Visiting a neighbor in the evening in a house large enough for five families, in-laws, children, cousins, wives, sisters and grandparents. Fatuma, my neighbor, has three girls of her own. Grown beautiful and responsible, all smiles. Conversing over photographs, ubuyu (local Tanzanian snack), younger sister passing and husband distance away working to provide family with simple living in Tanzania. Looking at wedding photos and birthday celebrations and family gatherings, I realize how similar we are. How human beings are not that different. How we experience loss, heartbreaks, love, distance, joy and sadness. How we seek to love, be loved and belong. Underneath it all –race, ethnicity, religion, and language. Perhaps what differentiates us is the magnitude of emotion, the depths of heartbreak and even then, we experience the depth in similar ways.
It amazes me how the unfamiliar has become a part of who I am. Walks to school in the mornings, greeting villagers by name, men who hiss at you for being a woman, food vendors on the side of the road, witnessing mother and child riding a motorcycle to the market and young girl with a bucket of water on her head, you begin to appreciate this (new) life and all its simple ways.
This is a country that has suffered a history of colonization, slavery and tribal conflict. It has come a long way since but the repercussions of suffering are still apparent in the ways Tanzanians relate to others, especially those of European descent. No matter how many diversity, cultural and privilege sessions are provided, it will never be enough to relate to Tanzania's history of despondency. Born to parents from a war-torn country that is wrapped in conflict until it broke itself in half. I find myself empathizing with Tanzanian struggles, with the suffering and hardship of this country. It is true that all human suffer, but suffering and hardship most of my fellow Euro-American counterparts experience are not even in the same magnitude as the hardship people of Tanzania experience. Most American volunteers here have very little to feel sorry for themselves over.

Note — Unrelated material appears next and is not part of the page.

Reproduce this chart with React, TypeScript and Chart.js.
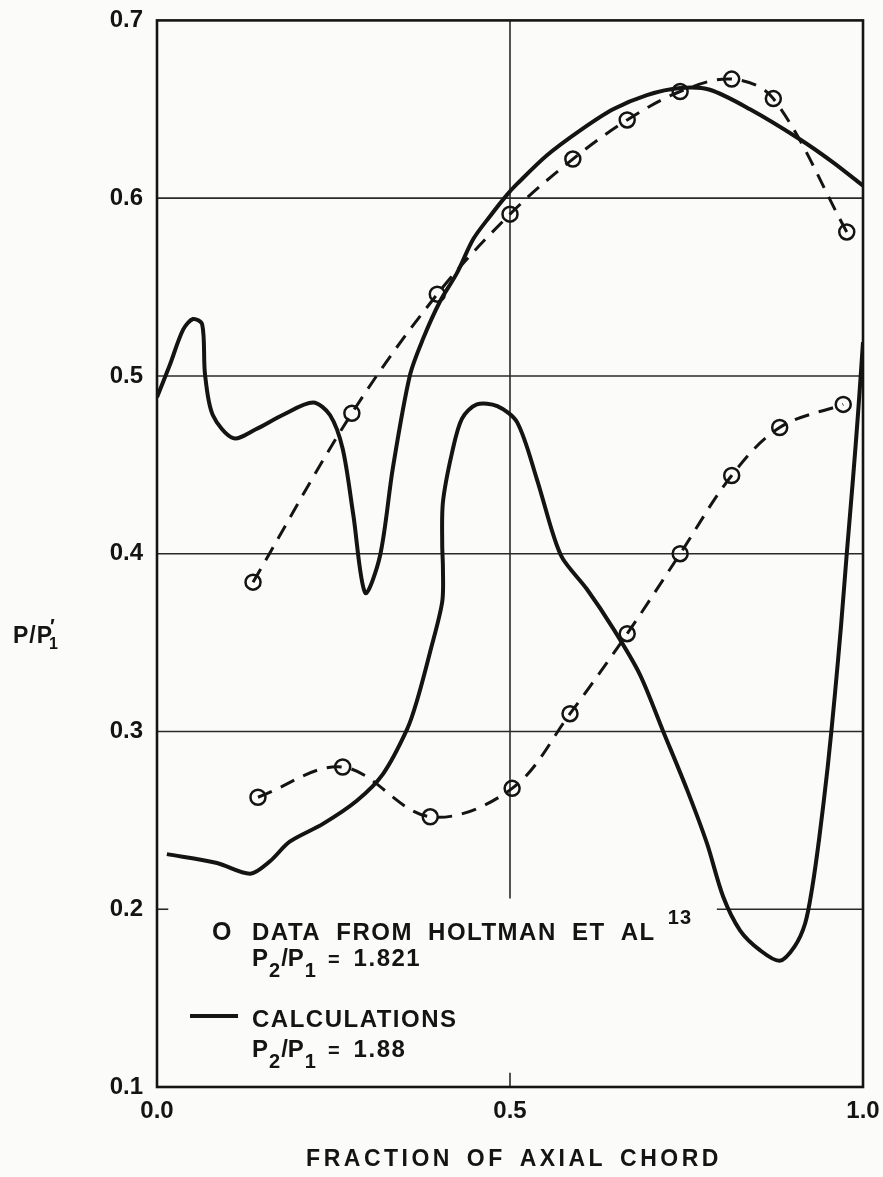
import React, { useEffect, useRef } from "react";
import { Chart, registerables } from "chart.js";

Chart.register(...registerables);

// ---- Data ----
const calcUpperX = [0.0, 0.018, 0.037, 0.051, 0.064, 0.068, 0.079, 0.108, 0.14, 0.178, 0.221, 0.245, 0.263, 0.278, 0.295, 0.316, 0.334, 0.358, 0.377, 0.401, 0.425, 0.448, 0.472, 0.496, 0.51, 0.552, 0.599, 0.646, 0.694, 0.741, 0.783, 0.84, 0.911, 0.958, 1.0];
const calcUpperY = [0.488, 0.506, 0.526, 0.532, 0.529, 0.501, 0.478, 0.465, 0.47, 0.478, 0.485, 0.478, 0.459, 0.422, 0.378, 0.399, 0.448, 0.5, 0.521, 0.542, 0.558, 0.577, 0.59, 0.602, 0.608, 0.624, 0.638, 0.65, 0.658, 0.662, 0.661, 0.65, 0.633, 0.62, 0.607];

const calcLowerX = [0.014, 0.085, 0.132, 0.16, 0.188, 0.235, 0.283, 0.32, 0.354, 0.368, 0.387, 0.404, 0.405, 0.404, 0.405, 0.418, 0.432, 0.453, 0.482, 0.51, 0.538, 0.561, 0.575, 0.609, 0.646, 0.684, 0.717, 0.751, 0.779, 0.802, 0.826, 0.854, 0.882, 0.903, 0.918, 0.928, 0.938, 0.95, 0.96, 0.969, 0.977, 0.986, 0.993, 1.0];
const calcLowerY = [0.231, 0.226, 0.22, 0.227, 0.238, 0.248, 0.261, 0.276, 0.301, 0.317, 0.345, 0.373, 0.392, 0.405, 0.429, 0.457, 0.476, 0.484, 0.483, 0.474, 0.442, 0.411, 0.397, 0.38, 0.358, 0.332, 0.3, 0.267, 0.237, 0.207, 0.188, 0.177, 0.171, 0.179, 0.192, 0.212, 0.24, 0.28, 0.32, 0.36, 0.4, 0.443, 0.479, 0.519];

const dataUpperX = [0.136, 0.276, 0.397, 0.5, 0.589, 0.666, 0.741, 0.814, 0.873, 0.977];
const dataUpperY = [0.384, 0.479, 0.546, 0.591, 0.622, 0.644, 0.66, 0.667, 0.656, 0.581];

const dataLowerX = [0.143, 0.263, 0.387, 0.503, 0.585, 0.666, 0.741, 0.814, 0.882, 0.972];
const dataLowerY = [0.263, 0.28, 0.252, 0.268, 0.31, 0.355, 0.4, 0.444, 0.471, 0.484];

const xTicks = [0.0, 0.5, 1.0];
const yTicks = [0.1, 0.2, 0.3, 0.4, 0.5, 0.6, 0.7];

const xTitle = "FRACTION OF AXIAL CHORD";
const legendData = "DATA FROM HOLTMAN ET AL";
const legendDataRef = "13";
const legendDataRatio = "1.821";
const legendCalc = "CALCULATIONS";
const legendCalcRatio = "1.88";

const FONT = '"Liberation Sans", Arial, sans-serif';
const INK = "#141414";

const pts = (xs: number[], ys: number[]) => xs.map((x, i) => ({ x, y: ys[i] }));

type Run = { t: string; s: number; dy?: number; ls?: number; ws?: number; gap?: number };

function drawRuns(ctx: CanvasRenderingContext2D, x: number, y: number, runs: Run[]) {
  let cx = x;
  for (const r of runs) {
    ctx.font = `bold ${r.s}px ${FONT}`;
    (ctx as any).letterSpacing = `${r.ls ?? 0}px`;
    (ctx as any).wordSpacing = `${r.ws ?? 0}px`;
    cx += r.gap ?? 0;
    ctx.fillText(r.t, cx, y + (r.dy ?? 0));
    cx += ctx.measureText(r.t).width;
  }
  (ctx as any).letterSpacing = "0px";
  (ctx as any).wordSpacing = "0px";
  return cx;
}

const decorPlugin = {
  id: "decor",
  beforeDraw(chart: any) {
    const ctx = chart.ctx;
    ctx.save();
    ctx.fillStyle = "#fbfbfa";
    ctx.fillRect(0, 0, chart.width, chart.height);
    ctx.restore();
  },
  beforeDatasetsDraw(chart: any) {
    const ctx = chart.ctx;
    const xs = chart.scales.x;
    const ys = chart.scales.y;
    ctx.save();
    ctx.strokeStyle = "#2a2a2a";
    ctx.lineWidth = 1.6;
    const hline = (v: number, a: number, b: number) => {
      const y = ys.getPixelForValue(v);
      ctx.beginPath();
      ctx.moveTo(xs.getPixelForValue(a), y);
      ctx.lineTo(xs.getPixelForValue(b), y);
      ctx.stroke();
    };
    const vline = (v: number, a: number, b: number) => {
      const x = xs.getPixelForValue(v);
      ctx.beginPath();
      ctx.moveTo(x, ys.getPixelForValue(a));
      ctx.lineTo(x, ys.getPixelForValue(b));
      ctx.stroke();
    };
    [0.3, 0.4, 0.5, 0.6].forEach((v) => hline(v, 0, 1));
    hline(0.2, 0.793, 1);
    hline(0.2, 0, 0.016);
    vline(0.5, 0.7, 0.206);
    vline(0.5, 0.1, 0.108);
    ctx.restore();
  },
  afterDraw(chart: any) {
    const ctx = chart.ctx;
    const { left, right, top, bottom } = chart.chartArea;
    ctx.save();
    // frame
    ctx.strokeStyle = INK;
    ctx.lineWidth = 2.6;
    ctx.strokeRect(left, top, right - left, bottom - top);

    ctx.fillStyle = INK;
    ctx.textBaseline = "alphabetic";
    ctx.textAlign = "left";

    // legend
    drawRuns(ctx, 212, 940, [{ t: "O", s: 25 }]);
    drawRuns(ctx, 252, 940, [
      { t: legendData, s: 24, ls: 1.5, ws: 7 },
      { t: legendDataRef, s: 20, dy: -16, gap: 12, ls: 1 },
    ]);
    const ratio = (y: number, val: string) =>
      drawRuns(ctx, 252, y, [
        { t: "P", s: 24 },
        { t: "2", s: 20, dy: 11, gap: 1 },
        { t: "/P", s: 24, gap: 1 },
        { t: "1", s: 20, dy: 11, gap: 1 },
        { t: "=", s: 20, gap: 12 },
        { t: val, s: 24, gap: 14, ls: 1.5 },
      ]);
    ratio(966, legendDataRatio);
    ctx.strokeStyle = INK;
    ctx.lineWidth = 4;
    ctx.beginPath();
    ctx.moveTo(190, 1016);
    ctx.lineTo(238, 1016);
    ctx.stroke();
    drawRuns(ctx, 252, 1027, [{ t: legendCalc, s: 24, ls: 1.5 }]);
    ratio(1057, legendCalcRatio);

    // y title
    const w = drawRuns(ctx, 13, 643, [{ t: "P/P", s: 23, ls: 1 }]);
    drawRuns(ctx, w - 3, 633, [{ t: "\u2032", s: 20 }]);
    drawRuns(ctx, w - 4, 649, [{ t: "1", s: 16 }]);

    // x title
    ctx.font = `bold 23px ${FONT}`;
    (ctx as any).letterSpacing = "3.5px";
    (ctx as any).wordSpacing = "4px";
    ctx.textAlign = "center";
    ctx.fillText(xTitle, 514, 1166);
    ctx.restore();
  },
};

export default function App() {
  const ref = useRef<HTMLCanvasElement | null>(null);
  useEffect(() => {
    if (!ref.current) return;
    const tickFont = { family: FONT, size: 24, weight: "bold" as const };
    const chart = new Chart(ref.current, {
      type: "line",
      data: {
        datasets: [
          {
            label: "calc upper",
            data: pts(calcUpperX, calcUpperY),
            borderColor: INK,
            borderWidth: 4,
            pointRadius: 0,
            tension: 0.3,
            fill: false,
          },
          {
            label: "calc lower",
            data: pts(calcLowerX, calcLowerY),
            borderColor: INK,
            borderWidth: 4,
            pointRadius: 0,
            tension: 0.3,
            fill: false,
          },
          {
            label: "data upper",
            data: pts(dataUpperX, dataUpperY),
            borderColor: INK,
            borderWidth: 3,
            borderDash: [15, 10],
            pointRadius: 7.5,
            pointBorderWidth: 2.5,
            pointBorderColor: INK,
            pointBackgroundColor: "rgba(0,0,0,0)",
            tension: 0.35,
            fill: false,
          },
          {
            label: "data lower",
            data: pts(dataLowerX, dataLowerY),
            borderColor: INK,
            borderWidth: 3,
            borderDash: [15, 10],
            pointRadius: 7.5,
            pointBorderWidth: 2.5,
            pointBorderColor: INK,
            pointBackgroundColor: "rgba(0,0,0,0)",
            tension: 0.35,
            fill: false,
          },
        ],
      },
      options: {
        responsive: false,
        animation: false,
        layout: { padding: { top: 18, right: 20, left: 0, bottom: 0 } },
        plugins: { legend: { display: false }, tooltip: { enabled: false } },
        scales: {
          x: {
            type: "linear",
            min: 0,
            max: 1,
            afterBuildTicks: (s: any) => {
              s.ticks = xTicks.map((v) => ({ value: v }));
            },
            ticks: {
              font: tickFont,
              color: INK,
              padding: 2,
              callback: (v: any) => Number(v).toFixed(1),
            },
            grid: { display: false },
            border: { display: false },
            afterFit: (s: any) => {
              s.height = 90;
            },
          },
          y: {
            type: "linear",
            min: 0.1,
            max: 0.7,
            afterBuildTicks: (s: any) => {
              s.ticks = yTicks.map((v) => ({ value: v }));
            },
            ticks: {
              font: tickFont,
              color: INK,
              padding: 6,
              callback: (v: any) => Number(v).toFixed(1),
            },
            grid: { display: false },
            border: { display: false },
            afterFit: (s: any) => {
              s.width = 157;
            },
          },
        },
      },
      plugins: [decorPlugin],
    });
    return () => chart.destroy();
  }, []);
  return (
    <div style={{ position: "absolute", left: 0, top: 0, width: 883, height: 1177 }}>
      <canvas ref={ref} width={883} height={1177} style={{ display: "block" }} />
    </div>
  );
}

It can be challenging at times to see the stereotyping, judgments and disparaging attitude of few volunteers about Tanzanian culture. Also, how many Tanzanians have a false perception of America, being a white nation. The media does a terrible job of representing the true America, but this is what Peace Corps means, showing the world how America is the land of ethnic diversity and enrich culture through our exchanges. There is so much I am learning about the world through my interaction with others. Peace Corps expands horizons, provides perspective and challenges our understanding of the world around us.

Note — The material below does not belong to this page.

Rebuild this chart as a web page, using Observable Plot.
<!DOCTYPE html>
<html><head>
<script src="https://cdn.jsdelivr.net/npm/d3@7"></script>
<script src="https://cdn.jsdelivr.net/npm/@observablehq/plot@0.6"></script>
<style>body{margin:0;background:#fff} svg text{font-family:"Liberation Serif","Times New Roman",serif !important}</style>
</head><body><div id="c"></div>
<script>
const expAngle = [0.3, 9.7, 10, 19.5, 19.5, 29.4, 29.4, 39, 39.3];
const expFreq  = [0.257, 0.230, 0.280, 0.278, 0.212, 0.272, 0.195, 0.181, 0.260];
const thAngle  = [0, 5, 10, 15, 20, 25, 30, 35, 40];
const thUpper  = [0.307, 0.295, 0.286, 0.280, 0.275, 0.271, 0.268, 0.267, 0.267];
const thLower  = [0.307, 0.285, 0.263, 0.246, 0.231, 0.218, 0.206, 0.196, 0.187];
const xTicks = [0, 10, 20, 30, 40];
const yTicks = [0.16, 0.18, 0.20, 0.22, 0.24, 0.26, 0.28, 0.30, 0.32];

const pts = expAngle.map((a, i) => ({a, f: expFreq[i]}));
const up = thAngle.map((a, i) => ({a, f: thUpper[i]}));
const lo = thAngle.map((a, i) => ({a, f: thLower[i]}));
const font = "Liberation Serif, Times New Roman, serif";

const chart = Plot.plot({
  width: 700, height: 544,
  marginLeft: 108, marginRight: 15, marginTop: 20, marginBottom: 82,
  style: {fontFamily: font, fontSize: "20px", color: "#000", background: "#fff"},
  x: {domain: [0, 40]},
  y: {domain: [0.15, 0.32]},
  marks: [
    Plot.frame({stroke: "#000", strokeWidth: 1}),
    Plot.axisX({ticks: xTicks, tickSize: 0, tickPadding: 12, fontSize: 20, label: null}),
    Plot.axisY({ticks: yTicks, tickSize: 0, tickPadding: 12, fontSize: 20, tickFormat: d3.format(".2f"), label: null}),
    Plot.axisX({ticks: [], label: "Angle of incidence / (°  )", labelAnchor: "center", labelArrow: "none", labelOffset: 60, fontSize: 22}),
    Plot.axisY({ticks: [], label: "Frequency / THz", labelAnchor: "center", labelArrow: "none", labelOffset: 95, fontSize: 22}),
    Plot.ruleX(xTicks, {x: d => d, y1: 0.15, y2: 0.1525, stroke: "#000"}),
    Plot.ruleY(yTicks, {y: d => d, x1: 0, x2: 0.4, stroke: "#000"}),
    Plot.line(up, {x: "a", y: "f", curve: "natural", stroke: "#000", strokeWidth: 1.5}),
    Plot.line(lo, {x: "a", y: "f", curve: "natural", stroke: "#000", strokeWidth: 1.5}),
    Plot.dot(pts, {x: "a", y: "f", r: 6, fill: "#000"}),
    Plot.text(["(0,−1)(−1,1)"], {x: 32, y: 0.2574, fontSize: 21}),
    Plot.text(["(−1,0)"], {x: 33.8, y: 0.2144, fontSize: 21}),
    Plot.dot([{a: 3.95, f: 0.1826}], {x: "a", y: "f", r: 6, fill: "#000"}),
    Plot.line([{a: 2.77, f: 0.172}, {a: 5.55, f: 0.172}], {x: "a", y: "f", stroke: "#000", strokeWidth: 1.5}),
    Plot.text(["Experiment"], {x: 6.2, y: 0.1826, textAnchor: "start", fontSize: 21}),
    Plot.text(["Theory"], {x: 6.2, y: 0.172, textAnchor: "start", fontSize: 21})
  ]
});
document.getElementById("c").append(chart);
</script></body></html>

I have learned very important lessons since being in Tanzania. How amazingly diverse human beings are, not only in the physical but also how we think, feel and experience the world around us. How personal experiences and upbringings shape our view of the universe, which is reflected in our behavior, the way we interpret, perceive and ability to understand others. How many challenges will be inflicted and how comfort zone will be defied. How a foreign culture can feel so familiar and strange at the same time. How as a (black) American, self-identity will be constantly questioned. How life is a direct consequence of what you make it. How some days you will find it difficult to relate to others. How each person you meet is interesting, unique, stimulating, with a story to tell. Perhaps the most important lesson Peace Corps provides is to always keep an open-ear, an open-mind and an open-heart.